# RECORDED INFORMATION

[Start]

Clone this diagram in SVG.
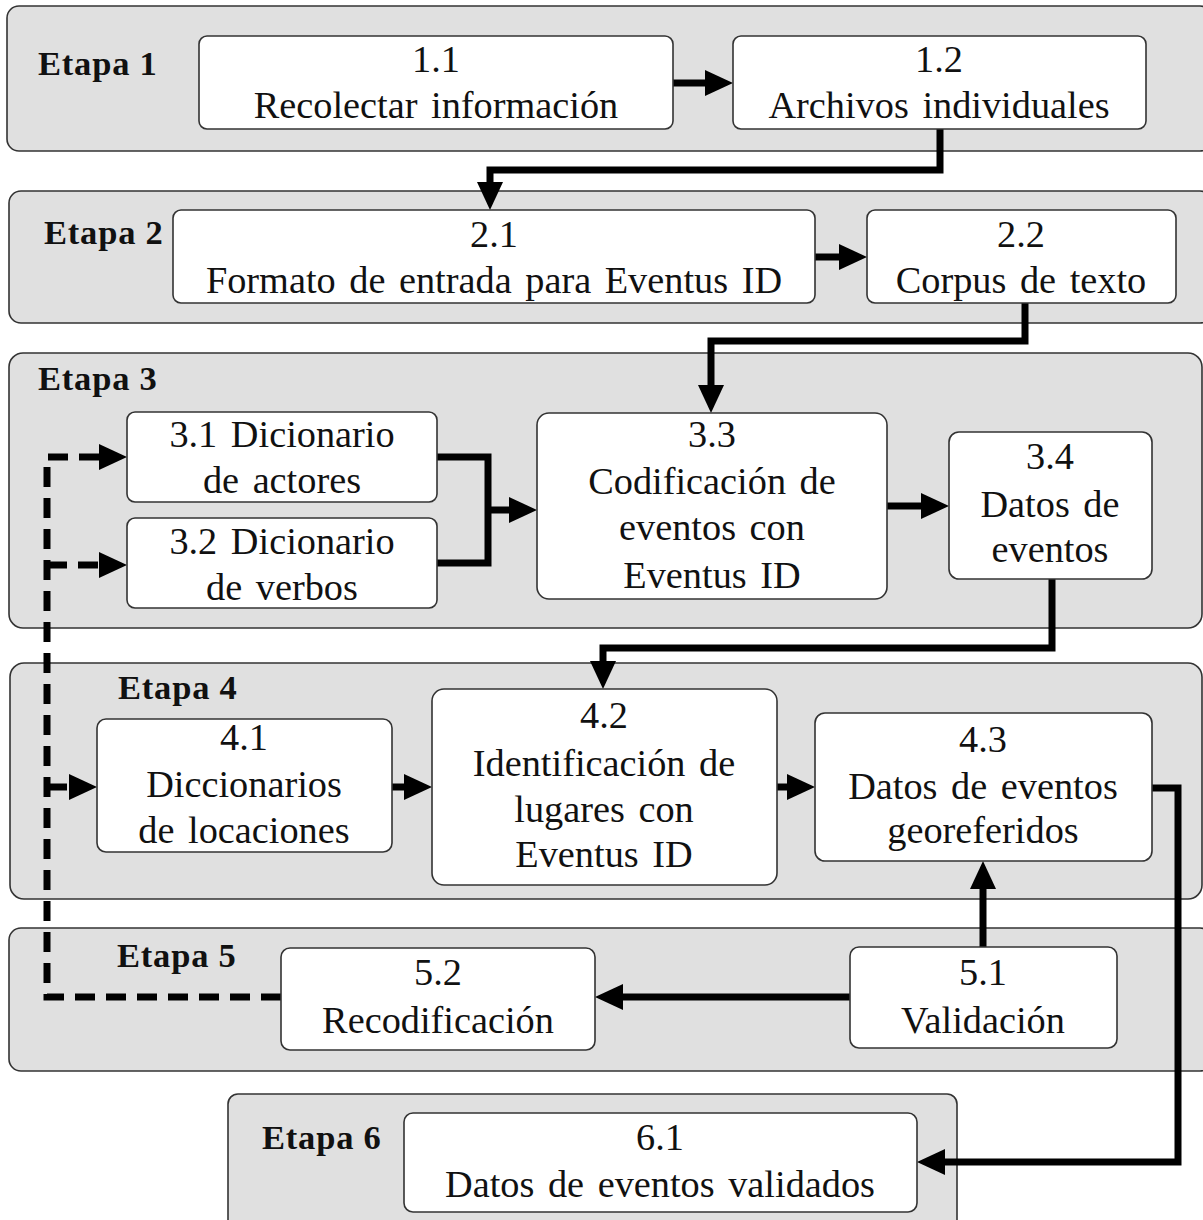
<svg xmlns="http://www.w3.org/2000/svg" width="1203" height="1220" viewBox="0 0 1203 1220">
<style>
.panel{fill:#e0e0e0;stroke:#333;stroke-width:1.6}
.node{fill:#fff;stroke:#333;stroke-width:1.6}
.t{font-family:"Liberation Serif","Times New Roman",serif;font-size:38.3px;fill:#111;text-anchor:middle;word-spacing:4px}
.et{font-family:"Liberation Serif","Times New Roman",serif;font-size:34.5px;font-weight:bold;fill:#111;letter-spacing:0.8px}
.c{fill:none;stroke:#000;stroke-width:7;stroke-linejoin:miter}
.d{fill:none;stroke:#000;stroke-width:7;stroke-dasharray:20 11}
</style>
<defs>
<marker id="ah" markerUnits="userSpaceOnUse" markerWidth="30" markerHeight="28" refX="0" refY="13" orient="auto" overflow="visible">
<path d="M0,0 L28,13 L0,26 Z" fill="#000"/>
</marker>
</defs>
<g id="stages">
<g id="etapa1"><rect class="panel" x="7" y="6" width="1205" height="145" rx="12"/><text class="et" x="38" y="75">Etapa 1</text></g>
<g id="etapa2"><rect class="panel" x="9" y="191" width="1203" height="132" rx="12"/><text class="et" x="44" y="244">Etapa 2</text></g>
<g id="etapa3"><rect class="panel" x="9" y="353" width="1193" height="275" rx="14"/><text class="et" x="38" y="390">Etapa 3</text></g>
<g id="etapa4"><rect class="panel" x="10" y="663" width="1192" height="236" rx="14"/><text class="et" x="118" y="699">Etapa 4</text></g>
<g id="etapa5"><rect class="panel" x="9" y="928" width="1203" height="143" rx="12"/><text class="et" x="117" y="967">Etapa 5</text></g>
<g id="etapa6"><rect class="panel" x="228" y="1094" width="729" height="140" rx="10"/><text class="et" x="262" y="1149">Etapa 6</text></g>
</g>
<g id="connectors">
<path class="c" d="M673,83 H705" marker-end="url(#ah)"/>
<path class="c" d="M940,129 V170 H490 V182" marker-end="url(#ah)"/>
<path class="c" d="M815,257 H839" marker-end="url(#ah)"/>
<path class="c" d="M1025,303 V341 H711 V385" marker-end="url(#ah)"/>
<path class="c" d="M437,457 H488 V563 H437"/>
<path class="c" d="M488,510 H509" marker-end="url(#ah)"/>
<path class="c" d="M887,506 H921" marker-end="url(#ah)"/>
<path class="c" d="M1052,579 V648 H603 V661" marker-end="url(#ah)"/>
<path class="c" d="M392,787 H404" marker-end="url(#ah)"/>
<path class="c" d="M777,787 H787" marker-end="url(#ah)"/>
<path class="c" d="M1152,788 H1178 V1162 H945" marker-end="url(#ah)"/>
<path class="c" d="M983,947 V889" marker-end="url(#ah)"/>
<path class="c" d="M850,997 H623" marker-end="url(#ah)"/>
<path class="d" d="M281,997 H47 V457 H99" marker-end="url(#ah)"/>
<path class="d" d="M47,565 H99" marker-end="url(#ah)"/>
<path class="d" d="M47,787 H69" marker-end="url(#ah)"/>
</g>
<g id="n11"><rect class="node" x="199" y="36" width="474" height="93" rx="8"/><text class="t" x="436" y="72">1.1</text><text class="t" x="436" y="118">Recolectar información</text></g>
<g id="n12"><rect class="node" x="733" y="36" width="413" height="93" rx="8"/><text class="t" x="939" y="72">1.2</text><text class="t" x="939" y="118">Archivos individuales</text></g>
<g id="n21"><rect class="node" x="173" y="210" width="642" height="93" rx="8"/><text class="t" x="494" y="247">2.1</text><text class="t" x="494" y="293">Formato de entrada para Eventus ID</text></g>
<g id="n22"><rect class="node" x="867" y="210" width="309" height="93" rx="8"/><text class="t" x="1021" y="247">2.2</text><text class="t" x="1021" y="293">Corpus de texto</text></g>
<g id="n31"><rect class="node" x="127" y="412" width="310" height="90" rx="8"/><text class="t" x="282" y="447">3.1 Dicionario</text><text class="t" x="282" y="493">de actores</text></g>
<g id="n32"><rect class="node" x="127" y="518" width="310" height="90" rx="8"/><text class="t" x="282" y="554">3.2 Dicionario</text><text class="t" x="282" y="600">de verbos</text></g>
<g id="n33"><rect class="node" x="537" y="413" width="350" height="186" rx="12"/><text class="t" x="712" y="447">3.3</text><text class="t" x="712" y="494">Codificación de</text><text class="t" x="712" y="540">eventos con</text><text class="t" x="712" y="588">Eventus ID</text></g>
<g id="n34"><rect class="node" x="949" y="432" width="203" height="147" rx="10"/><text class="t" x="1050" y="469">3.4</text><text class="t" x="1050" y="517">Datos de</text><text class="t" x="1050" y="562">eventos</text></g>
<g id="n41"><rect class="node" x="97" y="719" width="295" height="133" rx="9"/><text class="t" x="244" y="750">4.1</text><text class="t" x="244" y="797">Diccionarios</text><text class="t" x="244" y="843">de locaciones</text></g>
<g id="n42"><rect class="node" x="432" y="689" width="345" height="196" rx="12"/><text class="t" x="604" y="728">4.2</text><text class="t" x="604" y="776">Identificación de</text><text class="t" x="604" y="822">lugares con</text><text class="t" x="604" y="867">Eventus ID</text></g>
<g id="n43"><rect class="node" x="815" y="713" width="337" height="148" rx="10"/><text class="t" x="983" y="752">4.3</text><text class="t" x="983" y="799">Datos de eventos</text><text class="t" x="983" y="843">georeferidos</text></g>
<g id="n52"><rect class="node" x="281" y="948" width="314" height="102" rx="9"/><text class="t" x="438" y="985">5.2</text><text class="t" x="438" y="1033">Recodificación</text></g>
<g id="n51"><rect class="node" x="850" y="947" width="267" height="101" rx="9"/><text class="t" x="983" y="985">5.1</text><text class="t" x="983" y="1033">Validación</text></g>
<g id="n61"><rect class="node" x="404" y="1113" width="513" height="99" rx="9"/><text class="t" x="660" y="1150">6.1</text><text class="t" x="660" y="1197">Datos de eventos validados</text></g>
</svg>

[End]

Omitting all images, print the listing exactly.

Clone this diagram in SVG.
<svg xmlns="http://www.w3.org/2000/svg" width="1203" height="1220" viewBox="0 0 1203 1220">
<style>
.panel{fill:#e0e0e0;stroke:#333;stroke-width:1.6}
.node{fill:#fff;stroke:#333;stroke-width:1.6}
.t{font-family:"Liberation Serif","Times New Roman",serif;font-size:38.3px;fill:#111;text-anchor:middle;word-spacing:4px}
.et{font-family:"Liberation Serif","Times New Roman",serif;font-size:34.5px;font-weight:bold;fill:#111;letter-spacing:0.8px}
.c{fill:none;stroke:#000;stroke-width:7;stroke-linejoin:miter}
.d{fill:none;stroke:#000;stroke-width:7;stroke-dasharray:20 11}
</style>
<defs>
<marker id="ah" markerUnits="userSpaceOnUse" markerWidth="30" markerHeight="28" refX="0" refY="13" orient="auto" overflow="visible">
<path d="M0,0 L28,13 L0,26 Z" fill="#000"/>
</marker>
</defs>
<g id="stages">
<g id="etapa1"><rect class="panel" x="7" y="6" width="1205" height="145" rx="12"/><text class="et" x="38" y="75">Etapa 1</text></g>
<g id="etapa2"><rect class="panel" x="9" y="191" width="1203" height="132" rx="12"/><text class="et" x="44" y="244">Etapa 2</text></g>
<g id="etapa3"><rect class="panel" x="9" y="353" width="1193" height="275" rx="14"/><text class="et" x="38" y="390">Etapa 3</text></g>
<g id="etapa4"><rect class="panel" x="10" y="663" width="1192" height="236" rx="14"/><text class="et" x="118" y="699">Etapa 4</text></g>
<g id="etapa5"><rect class="panel" x="9" y="928" width="1203" height="143" rx="12"/><text class="et" x="117" y="967">Etapa 5</text></g>
<g id="etapa6"><rect class="panel" x="228" y="1094" width="729" height="140" rx="10"/><text class="et" x="262" y="1149">Etapa 6</text></g>
</g>
<g id="connectors">
<path class="c" d="M673,83 H705" marker-end="url(#ah)"/>
<path class="c" d="M940,129 V170 H490 V182" marker-end="url(#ah)"/>
<path class="c" d="M815,257 H839" marker-end="url(#ah)"/>
<path class="c" d="M1025,303 V341 H711 V385" marker-end="url(#ah)"/>
<path class="c" d="M437,457 H488 V563 H437"/>
<path class="c" d="M488,510 H509" marker-end="url(#ah)"/>
<path class="c" d="M887,506 H921" marker-end="url(#ah)"/>
<path class="c" d="M1052,579 V648 H603 V661" marker-end="url(#ah)"/>
<path class="c" d="M392,787 H404" marker-end="url(#ah)"/>
<path class="c" d="M777,787 H787" marker-end="url(#ah)"/>
<path class="c" d="M1152,788 H1178 V1162 H945" marker-end="url(#ah)"/>
<path class="c" d="M983,947 V889" marker-end="url(#ah)"/>
<path class="c" d="M850,997 H623" marker-end="url(#ah)"/>
<path class="d" d="M281,997 H47 V457 H99" marker-end="url(#ah)"/>
<path class="d" d="M47,565 H99" marker-end="url(#ah)"/>
<path class="d" d="M47,787 H69" marker-end="url(#ah)"/>
</g>
<g id="n11"><rect class="node" x="199" y="36" width="474" height="93" rx="8"/><text class="t" x="436" y="72">1.1</text><text class="t" x="436" y="118">Recolectar información</text></g>
<g id="n12"><rect class="node" x="733" y="36" width="413" height="93" rx="8"/><text class="t" x="939" y="72">1.2</text><text class="t" x="939" y="118">Archivos individuales</text></g>
<g id="n21"><rect class="node" x="173" y="210" width="642" height="93" rx="8"/><text class="t" x="494" y="247">2.1</text><text class="t" x="494" y="293">Formato de entrada para Eventus ID</text></g>
<g id="n22"><rect class="node" x="867" y="210" width="309" height="93" rx="8"/><text class="t" x="1021" y="247">2.2</text><text class="t" x="1021" y="293">Corpus de texto</text></g>
<g id="n31"><rect class="node" x="127" y="412" width="310" height="90" rx="8"/><text class="t" x="282" y="447">3.1 Dicionario</text><text class="t" x="282" y="493">de actores</text></g>
<g id="n32"><rect class="node" x="127" y="518" width="310" height="90" rx="8"/><text class="t" x="282" y="554">3.2 Dicionario</text><text class="t" x="282" y="600">de verbos</text></g>
<g id="n33"><rect class="node" x="537" y="413" width="350" height="186" rx="12"/><text class="t" x="712" y="447">3.3</text><text class="t" x="712" y="494">Codificación de</text><text class="t" x="712" y="540">eventos con</text><text class="t" x="712" y="588">Eventus ID</text></g>
<g id="n34"><rect class="node" x="949" y="432" width="203" height="147" rx="10"/><text class="t" x="1050" y="469">3.4</text><text class="t" x="1050" y="517">Datos de</text><text class="t" x="1050" y="562">eventos</text></g>
<g id="n41"><rect class="node" x="97" y="719" width="295" height="133" rx="9"/><text class="t" x="244" y="750">4.1</text><text class="t" x="244" y="797">Diccionarios</text><text class="t" x="244" y="843">de locaciones</text></g>
<g id="n42"><rect class="node" x="432" y="689" width="345" height="196" rx="12"/><text class="t" x="604" y="728">4.2</text><text class="t" x="604" y="776">Identificación de</text><text class="t" x="604" y="822">lugares con</text><text class="t" x="604" y="867">Eventus ID</text></g>
<g id="n43"><rect class="node" x="815" y="713" width="337" height="148" rx="10"/><text class="t" x="983" y="752">4.3</text><text class="t" x="983" y="799">Datos de eventos</text><text class="t" x="983" y="843">georeferidos</text></g>
<g id="n52"><rect class="node" x="281" y="948" width="314" height="102" rx="9"/><text class="t" x="438" y="985">5.2</text><text class="t" x="438" y="1033">Recodificación</text></g>
<g id="n51"><rect class="node" x="850" y="947" width="267" height="101" rx="9"/><text class="t" x="983" y="985">5.1</text><text class="t" x="983" y="1033">Validación</text></g>
<g id="n61"><rect class="node" x="404" y="1113" width="513" height="99" rx="9"/><text class="t" x="660" y="1150">6.1</text><text class="t" x="660" y="1197">Datos de eventos validados</text></g>
</svg>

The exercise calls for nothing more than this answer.